The election next Saturday to select provincial council members will measure Prime Minister Nuri al-Maliki’s political muscle against Shi’ite and Sunni rivals before the parliamentary election in 2014.

Violence and suicide bombings have surged since the start of the year with a local al-Qaeda wing promising a campaign to stoke sectarian confrontation among Shi’ites, Sunni Muslims and ethnic Kurds.

No group claimed responsibility for the weekend attacks, but the two candidates killed since late Saturday night were moderate Sunnis campaigning in mostly Sunni areas where Islamist insurgents target political rivals.

Police said gunmen in Baiji town, 180 kilometres north of Baghdad, killed Hatem al-Dulaimi, who was connected to the al-Ensaf Front group headed by Sunni politician Mishaan al-Jubouri. Jubouri once ran a small block in Parliament.

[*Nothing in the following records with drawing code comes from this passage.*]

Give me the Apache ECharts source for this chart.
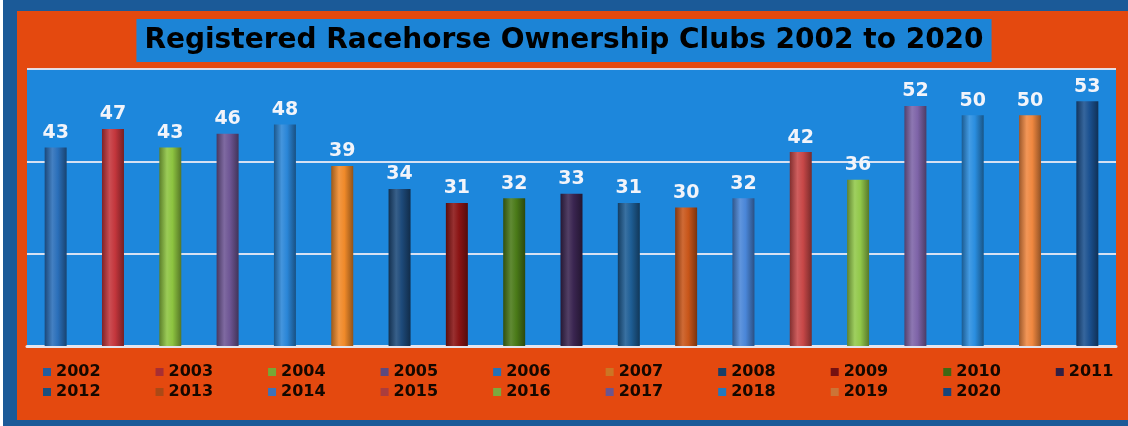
<!DOCTYPE html>
<html>
<head>
<meta charset="utf-8">
<script src="https://cdn.jsdelivr.net/npm/echarts@6/dist/echarts.min.js"></script>
<style>
  html, body { margin: 0; padding: 0; background: #fff; }
  #chart { width: 1128px; height: 426px; }
</style>
</head>
<body>
<div id="chart"></div>
<script>
var myChart = echarts.init(document.getElementById('chart'));

// data
var years = ['2002','2003','2004','2005','2006','2007','2008','2009','2010','2011',
             '2012','2013','2014','2015','2016','2017','2018','2019','2020'];
var clubs = [43, 47, 43, 46, 48, 39, 34, 31, 32, 33, 31, 30, 32, 42, 36, 52, 50, 50, 53];
var barColors = ['#2a6fba','#c4363c','#8dc440','#6e5694','#2a86d8','#f08a2a','#1d4a7a',
                 '#8a1414','#4a7a18','#3a2550','#1e5e95','#c8561a','#4a86d8','#c84848',
                 '#92c84a','#7e64a8','#2a8ee0','#f08840','#1b5190'];
var yTicks = [0, 20, 40, 60];

function shade(hex, f) {
    var n = parseInt(hex.slice(1), 16);
    var r = (n >> 16) & 255, g = (n >> 8) & 255, b = n & 255;
    function c(v) {
        v = f < 0 ? v * (1 + f) : v + (255 - v) * f;
        return Math.max(0, Math.min(255, Math.round(v)));
    }
    return 'rgb(' + c(r) + ',' + c(g) + ',' + c(b) + ')';
}

function cylinder(hex) {
    return new echarts.graphic.LinearGradient(0, 0, 1, 0, [
        {offset: 0, color: shade(hex, -0.35)},
        {offset: 0.35, color: shade(hex, 0.12)},
        {offset: 0.6, color: hex},
        {offset: 1, color: shade(hex, -0.4)}
    ]);
}

var series = [];
for (var i = 0; i < years.length; i++) {
    var d = [];
    for (var j = 0; j < years.length; j++) {
        d.push(j === i ? clubs[i] : '-');
    }
    series.push({
        name: years[i],
        type: 'bar',
        barWidth: 22,
        barGap: '-100%',
        data: d,
        itemStyle: {color: cylinder(barColors[i])},
        label: {
            show: true,
            position: 'top',
            distance: 5,
            color: '#f2f4fa',
            fontSize: 19,
            fontWeight: 'bold',
            fontFamily: 'DejaVu Sans'
        }
    });
}

// legend entries get flat squares instead of the cylinder gradient
function legendItems(from, to) {
    var res = [];
    for (var k = from; k < to; k++) {
        res.push({name: years[k], itemStyle: {color: shade(barColors[k], -0.15)}});
    }
    return res;
}

var legendText = {
    color: '#150800',
    fontSize: 16,
    fontWeight: 'bold',
    fontFamily: 'DejaVu Sans',
    lineHeight: 16
};

option = {
    backgroundColor: '#fff',
    animation: false,
    graphic: [
        {type: 'rect', z: -10, shape: {x: 3, y: 0, width: 1125, height: 426}, style: {fill: '#1b5a98'}},
        {type: 'rect', z: -9, shape: {x: 17, y: 11, width: 1111, height: 409}, style: {fill: '#e4490f'}}
    ],
    title: {
        text: 'Registered Racehorse Ownership Clubs 2002 to 2020',
        left: 'center',
        top: 19,
        backgroundColor: '#1c84d6',
        padding: [8, 8, 7, 8],
        textStyle: {
            color: '#000',
            fontSize: 28,
            fontWeight: 'bold',
            fontFamily: 'DejaVu Sans',
            lineHeight: 28
        }
    },
    legend: [
        {
            data: legendItems(0, 10),
            left: 43, top: 364, padding: 0,
            icon: 'rect', itemWidth: 8, itemHeight: 8, itemGap: 55,
            textStyle: legendText
        },
        {
            data: legendItems(10, years.length),
            left: 43, top: 384, padding: 0,
            icon: 'rect', itemWidth: 8, itemHeight: 8, itemGap: 55,
            textStyle: legendText
        }
    ],
    grid: {
        left: 27, right: 12, top: 69, bottom: 80,
        show: true,
        backgroundColor: '#1d87dc',
        borderWidth: 0
    },
    xAxis: {
        type: 'category',
        data: years,
        axisTick: {show: false},
        axisLabel: {show: false},
        axisLine: {show: true, lineStyle: {color: '#e4e4ee', width: 3}}
    },
    yAxis: {
        type: 'value',
        min: yTicks[0],
        max: yTicks[yTicks.length - 1],
        interval: yTicks[1] - yTicks[0],
        axisLabel: {show: false},
        axisLine: {show: false},
        axisTick: {show: false},
        splitLine: {lineStyle: {color: 'rgba(235,235,245,0.9)', width: 2}}
    },
    series: series
};

myChart.setOption(option);
</script>
</body>
</html>
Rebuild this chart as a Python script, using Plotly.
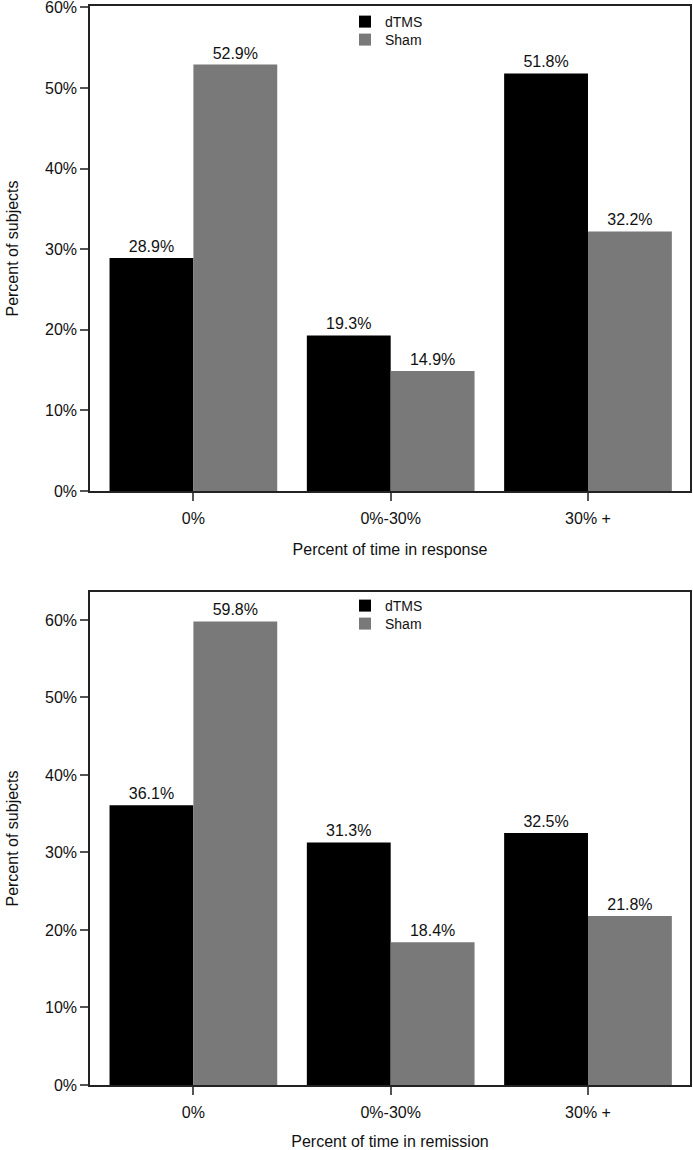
import plotly.graph_objects as go

categories = ["0%", "0%-30%", "30% +"]
response_dtms = [28.9, 19.3, 51.8]
response_sham = [52.9, 14.9, 32.2]
remission_dtms = [36.1, 31.3, 32.5]
remission_sham = [59.8, 18.4, 21.8]
y_ticks = [0, 10, 20, 30, 40, 50, 60]
y_tick_labels = ["0%", "10%", "20%", "30%", "40%", "50%", "60%"]
series_names = ["dTMS", "Sham"]
colors = ["#000000", "#797979"]

W, H = 693, 1150
FONT = "Liberation Sans, Arial, sans-serif"

fig = go.Figure()

panels = [
    (response_dtms, response_sham, "x", "y", ["legend", "legend2"]),
    (remission_dtms, remission_sham, "x2", "y2", ["legend3", "legend4"]),
]
for dt, sh, xa, ya, lgs in panels:
    for name, vals, col, lg in zip(series_names, [dt, sh], colors, lgs):
        fig.add_trace(go.Bar(
            x=categories, y=vals, name=name, marker_color=col,
            marker_line_width=0, xaxis=xa, yaxis=ya, legend=lg,
            showlegend=True,
            texttemplate="%{y:.1f}%", textposition="outside",
            textfont=dict(size=16, color="#111", family=FONT),
            constraintext="none", cliponaxis=False,
        ))

def px_y(p):
    return 1 - p / H

def px_x(p):
    return p / W

xdom = [px_x(90), px_x(690)]
axis_common = dict(
    showline=True, linecolor="#222", linewidth=1.5, mirror=True,
    ticks="outside", ticklen=8, tickwidth=1.5, tickcolor="#555",
    tickfont=dict(size=16, color="#111", family=FONT),
    showgrid=False, zeroline=False, automargin=False,
    ticklabeloverflow="allow",
)
xaxis_extra = dict(ticklabelstandoff=4)

def legend_at(top_px):
    return dict(x=px_x(345), y=px_y(top_px), xanchor="left", yanchor="top",
                bgcolor="rgba(0,0,0,0)", font=dict(size=14, color="#111"),
                visible=True)

fig.update_layout(
    width=W, height=H,
    showlegend=True,
    margin=dict(l=0, r=0, t=0, b=0),
    paper_bgcolor="white", plot_bgcolor="white",
    barmode="group", bargap=0.15, bargroupgap=0,
    font=dict(family=FONT, color="#111"),
    xaxis=dict(domain=xdom, anchor="y", range=[-0.524, 2.517],
               title=dict(text="Percent of time in response", standoff=18,
                          font=dict(size=16, color="#111")),
               **xaxis_extra, **axis_common),
    yaxis=dict(domain=[px_y(491), px_y(6)], anchor="x", range=[0, 60.17],
               tickvals=y_ticks, ticktext=y_tick_labels,
               title=dict(text="Percent of subjects", standoff=22,
                          font=dict(size=16, color="#111")), **axis_common),
    xaxis2=dict(domain=xdom, anchor="y2", range=[-0.524, 2.517],
                title=dict(text="Percent of time in remission", standoff=18,
                           font=dict(size=16, color="#111")),
                **xaxis_extra, **axis_common),
    yaxis2=dict(domain=[px_y(1085), px_y(592)], anchor="x2", range=[0, 63.6],
                tickvals=y_ticks, ticktext=y_tick_labels,
                title=dict(text="Percent of subjects", standoff=22,
                           font=dict(size=16, color="#111")), **axis_common),
    legend=legend_at(6),
    legend2=legend_at(24),
    legend3=legend_at(590),
    legend4=legend_at(608),
)

fig.write_html(
    "out.html",
    config={"displayModeBar": False},
    post_script="document.body.style.margin='0';document.body.style.overflow='hidden';",
)
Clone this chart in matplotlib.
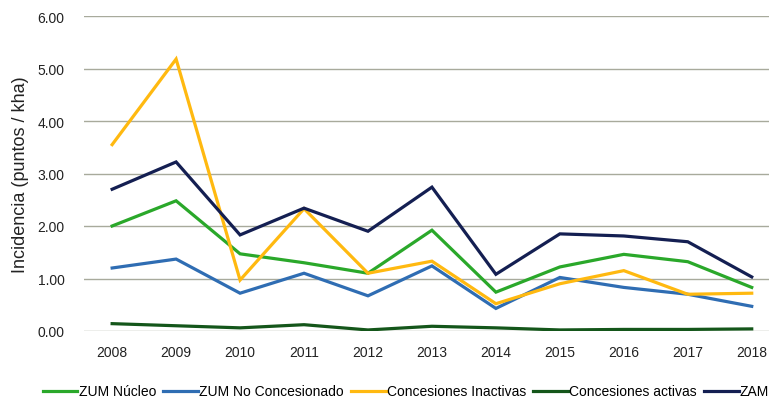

“My cousin was secular, and his speech was moderate,” said Dulaimi’s cousin Ali Sabah. “I think those who killed him were the political groups with ties to the armed groups which operate in this area.”

Hours later yesterday morning, a roadside bomb killed Najim al-Harbi, with two of his brothers and a bodyguard in Diyala province, police said. Harbi had ties to Deputy Prime Minister Saleh al-Mutlaq, a Sunni who has edged closer to Maliki since his Sunni-backed Iraqiya block splintered.

Another Sunni candidate escaped a separate roadside bomb in Balad Ruz, 90 kilometres northeast of the capital yesterday, authorities said.

Ten years after the US-led invasion, Sunni ranks are deeply divided over how to manage a power-sharing agreement with Maliki. Some moderate leaders work with the government but others see the Shi’ite premier as an authoritarian.